──────── Provided material

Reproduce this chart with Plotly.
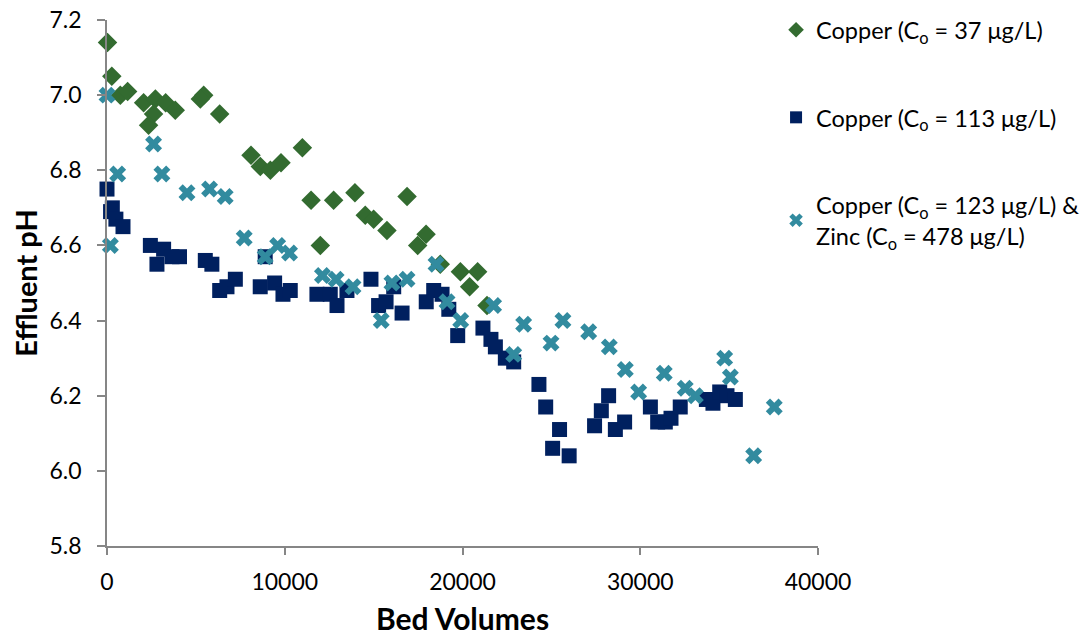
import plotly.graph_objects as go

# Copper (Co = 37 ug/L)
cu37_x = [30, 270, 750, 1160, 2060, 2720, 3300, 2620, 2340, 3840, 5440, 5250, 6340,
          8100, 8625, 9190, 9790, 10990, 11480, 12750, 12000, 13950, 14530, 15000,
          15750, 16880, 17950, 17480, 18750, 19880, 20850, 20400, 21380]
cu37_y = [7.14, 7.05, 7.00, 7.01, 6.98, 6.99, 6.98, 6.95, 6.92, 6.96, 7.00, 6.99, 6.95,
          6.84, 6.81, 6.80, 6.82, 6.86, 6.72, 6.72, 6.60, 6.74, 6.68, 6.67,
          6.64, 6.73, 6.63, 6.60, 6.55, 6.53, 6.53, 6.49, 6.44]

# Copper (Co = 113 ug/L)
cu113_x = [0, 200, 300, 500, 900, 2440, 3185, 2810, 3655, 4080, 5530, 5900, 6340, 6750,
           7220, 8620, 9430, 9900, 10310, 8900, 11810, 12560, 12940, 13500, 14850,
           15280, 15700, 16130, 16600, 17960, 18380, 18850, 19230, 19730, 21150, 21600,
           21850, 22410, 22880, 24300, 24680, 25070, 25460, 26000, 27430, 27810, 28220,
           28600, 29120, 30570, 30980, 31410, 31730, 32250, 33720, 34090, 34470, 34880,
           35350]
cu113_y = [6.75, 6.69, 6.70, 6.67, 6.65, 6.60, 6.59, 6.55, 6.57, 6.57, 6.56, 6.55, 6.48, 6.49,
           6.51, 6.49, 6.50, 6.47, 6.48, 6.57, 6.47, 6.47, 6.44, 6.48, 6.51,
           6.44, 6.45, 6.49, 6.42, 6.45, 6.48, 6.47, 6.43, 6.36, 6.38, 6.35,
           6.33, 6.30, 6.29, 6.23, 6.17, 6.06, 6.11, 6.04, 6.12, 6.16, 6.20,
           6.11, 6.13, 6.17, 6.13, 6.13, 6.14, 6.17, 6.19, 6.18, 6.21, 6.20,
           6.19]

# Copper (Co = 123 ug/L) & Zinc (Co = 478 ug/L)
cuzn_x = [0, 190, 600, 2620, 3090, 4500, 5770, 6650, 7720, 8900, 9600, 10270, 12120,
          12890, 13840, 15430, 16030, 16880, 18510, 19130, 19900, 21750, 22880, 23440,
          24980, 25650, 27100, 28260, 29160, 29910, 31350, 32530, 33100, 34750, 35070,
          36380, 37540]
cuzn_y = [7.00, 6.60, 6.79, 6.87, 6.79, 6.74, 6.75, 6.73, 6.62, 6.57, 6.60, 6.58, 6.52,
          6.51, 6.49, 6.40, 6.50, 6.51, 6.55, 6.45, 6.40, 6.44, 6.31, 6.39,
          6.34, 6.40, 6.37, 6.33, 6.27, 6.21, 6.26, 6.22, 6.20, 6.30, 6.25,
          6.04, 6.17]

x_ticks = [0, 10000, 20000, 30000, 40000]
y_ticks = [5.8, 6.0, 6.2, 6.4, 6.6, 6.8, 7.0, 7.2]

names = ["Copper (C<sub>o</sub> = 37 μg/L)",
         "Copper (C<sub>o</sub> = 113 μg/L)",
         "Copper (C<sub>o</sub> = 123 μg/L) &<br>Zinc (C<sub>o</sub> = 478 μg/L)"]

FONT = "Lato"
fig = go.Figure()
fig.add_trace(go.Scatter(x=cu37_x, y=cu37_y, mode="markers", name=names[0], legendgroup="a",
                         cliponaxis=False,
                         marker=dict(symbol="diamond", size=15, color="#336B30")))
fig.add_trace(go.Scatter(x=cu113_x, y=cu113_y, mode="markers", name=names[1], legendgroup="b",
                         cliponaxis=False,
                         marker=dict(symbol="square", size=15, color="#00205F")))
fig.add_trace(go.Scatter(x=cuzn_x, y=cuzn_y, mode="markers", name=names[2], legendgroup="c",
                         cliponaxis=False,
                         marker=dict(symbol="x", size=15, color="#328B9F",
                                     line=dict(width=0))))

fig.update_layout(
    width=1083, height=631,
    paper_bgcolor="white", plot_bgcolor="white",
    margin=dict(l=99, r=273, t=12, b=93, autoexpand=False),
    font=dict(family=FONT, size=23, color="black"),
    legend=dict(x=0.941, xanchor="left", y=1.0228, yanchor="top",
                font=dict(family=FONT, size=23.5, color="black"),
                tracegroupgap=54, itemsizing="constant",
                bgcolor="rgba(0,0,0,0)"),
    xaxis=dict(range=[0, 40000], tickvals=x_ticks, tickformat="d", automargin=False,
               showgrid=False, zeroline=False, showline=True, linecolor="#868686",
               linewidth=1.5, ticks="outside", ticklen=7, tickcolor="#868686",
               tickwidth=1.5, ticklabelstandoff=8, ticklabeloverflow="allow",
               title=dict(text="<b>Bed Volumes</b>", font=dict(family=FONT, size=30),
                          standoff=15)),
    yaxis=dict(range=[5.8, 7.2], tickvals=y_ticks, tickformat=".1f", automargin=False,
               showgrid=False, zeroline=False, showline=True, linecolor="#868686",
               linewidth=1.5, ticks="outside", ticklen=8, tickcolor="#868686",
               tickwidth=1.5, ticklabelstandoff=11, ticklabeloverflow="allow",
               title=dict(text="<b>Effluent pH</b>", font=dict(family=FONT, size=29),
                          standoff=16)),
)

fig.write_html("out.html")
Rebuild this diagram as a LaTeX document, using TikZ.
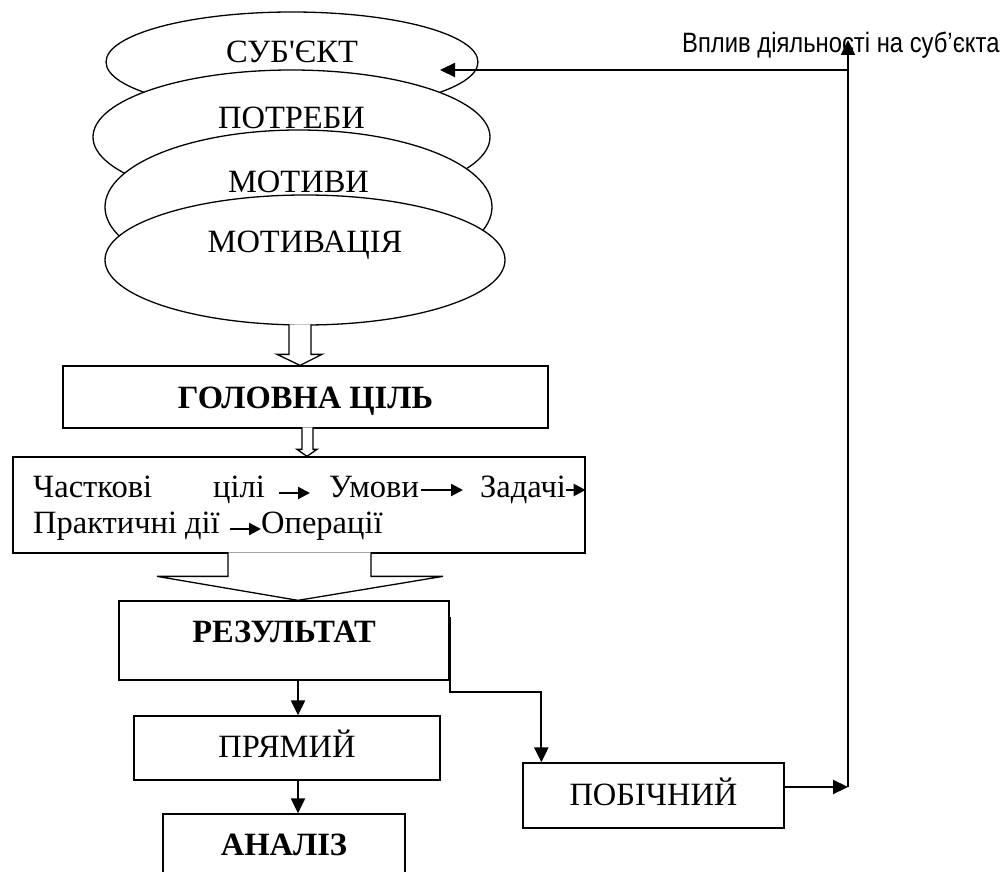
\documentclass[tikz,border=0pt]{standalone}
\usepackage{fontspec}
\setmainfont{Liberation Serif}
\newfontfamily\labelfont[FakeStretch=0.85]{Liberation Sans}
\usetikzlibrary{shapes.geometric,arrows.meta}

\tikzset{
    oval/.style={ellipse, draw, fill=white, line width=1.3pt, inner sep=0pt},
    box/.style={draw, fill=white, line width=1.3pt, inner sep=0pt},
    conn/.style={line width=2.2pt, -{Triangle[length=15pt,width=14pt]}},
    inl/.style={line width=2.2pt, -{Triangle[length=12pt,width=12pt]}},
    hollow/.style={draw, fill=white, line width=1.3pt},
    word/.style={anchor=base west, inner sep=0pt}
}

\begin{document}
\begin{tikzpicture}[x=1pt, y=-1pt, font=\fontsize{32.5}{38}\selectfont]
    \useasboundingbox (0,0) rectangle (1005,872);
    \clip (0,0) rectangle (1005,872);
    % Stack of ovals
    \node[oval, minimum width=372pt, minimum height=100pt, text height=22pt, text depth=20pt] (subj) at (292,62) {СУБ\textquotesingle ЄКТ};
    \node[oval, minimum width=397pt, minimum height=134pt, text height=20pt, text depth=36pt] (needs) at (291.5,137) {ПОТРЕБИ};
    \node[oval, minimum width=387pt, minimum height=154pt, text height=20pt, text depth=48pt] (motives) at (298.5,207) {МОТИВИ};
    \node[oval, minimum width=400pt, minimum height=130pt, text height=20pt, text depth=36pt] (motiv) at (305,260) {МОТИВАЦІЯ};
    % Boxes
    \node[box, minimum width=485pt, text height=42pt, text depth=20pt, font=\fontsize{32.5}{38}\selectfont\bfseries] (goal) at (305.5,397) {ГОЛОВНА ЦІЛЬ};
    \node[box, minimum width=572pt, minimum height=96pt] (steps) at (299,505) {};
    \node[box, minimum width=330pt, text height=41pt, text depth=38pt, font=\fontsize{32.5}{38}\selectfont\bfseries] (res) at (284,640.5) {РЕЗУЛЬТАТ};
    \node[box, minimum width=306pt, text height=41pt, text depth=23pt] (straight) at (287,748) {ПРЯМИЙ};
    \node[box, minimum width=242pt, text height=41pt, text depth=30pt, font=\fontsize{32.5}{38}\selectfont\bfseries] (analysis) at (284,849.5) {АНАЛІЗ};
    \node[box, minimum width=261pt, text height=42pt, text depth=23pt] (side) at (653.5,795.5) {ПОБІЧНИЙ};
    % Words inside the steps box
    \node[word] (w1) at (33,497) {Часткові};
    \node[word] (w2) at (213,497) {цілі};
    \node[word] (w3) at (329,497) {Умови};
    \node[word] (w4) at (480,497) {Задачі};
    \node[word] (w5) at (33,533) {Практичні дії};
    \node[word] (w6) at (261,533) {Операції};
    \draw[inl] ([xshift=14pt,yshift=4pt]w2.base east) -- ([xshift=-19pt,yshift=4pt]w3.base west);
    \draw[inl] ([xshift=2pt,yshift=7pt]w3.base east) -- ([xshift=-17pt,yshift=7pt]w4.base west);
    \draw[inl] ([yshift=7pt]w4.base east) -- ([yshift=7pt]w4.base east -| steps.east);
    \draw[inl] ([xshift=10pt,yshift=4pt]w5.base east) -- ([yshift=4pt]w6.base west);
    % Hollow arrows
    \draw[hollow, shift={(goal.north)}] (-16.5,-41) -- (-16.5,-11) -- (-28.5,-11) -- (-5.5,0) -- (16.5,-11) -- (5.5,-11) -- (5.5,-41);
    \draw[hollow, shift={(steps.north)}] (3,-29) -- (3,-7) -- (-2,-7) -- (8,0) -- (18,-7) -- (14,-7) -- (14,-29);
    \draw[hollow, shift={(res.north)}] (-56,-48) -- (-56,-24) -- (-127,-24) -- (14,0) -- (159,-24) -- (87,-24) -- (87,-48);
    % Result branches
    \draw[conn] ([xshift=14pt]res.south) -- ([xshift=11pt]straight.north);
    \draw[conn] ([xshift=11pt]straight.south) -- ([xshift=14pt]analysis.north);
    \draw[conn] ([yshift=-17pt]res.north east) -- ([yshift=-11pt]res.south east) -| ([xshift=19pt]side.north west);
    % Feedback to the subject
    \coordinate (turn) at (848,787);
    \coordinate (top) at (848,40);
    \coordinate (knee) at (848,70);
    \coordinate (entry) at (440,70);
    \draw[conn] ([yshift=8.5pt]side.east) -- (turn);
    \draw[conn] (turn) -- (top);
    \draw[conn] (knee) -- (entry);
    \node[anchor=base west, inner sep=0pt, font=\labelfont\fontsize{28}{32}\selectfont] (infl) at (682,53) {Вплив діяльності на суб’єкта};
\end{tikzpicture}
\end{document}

────────────────

__Given problem__:
Write out, word for word, the lines from the start of the data through the one holding "import plotly.graph_objects as go". Omit pictures.

__Finished answer__:
Reproduce this chart with Plotly.
import plotly.graph_objects as go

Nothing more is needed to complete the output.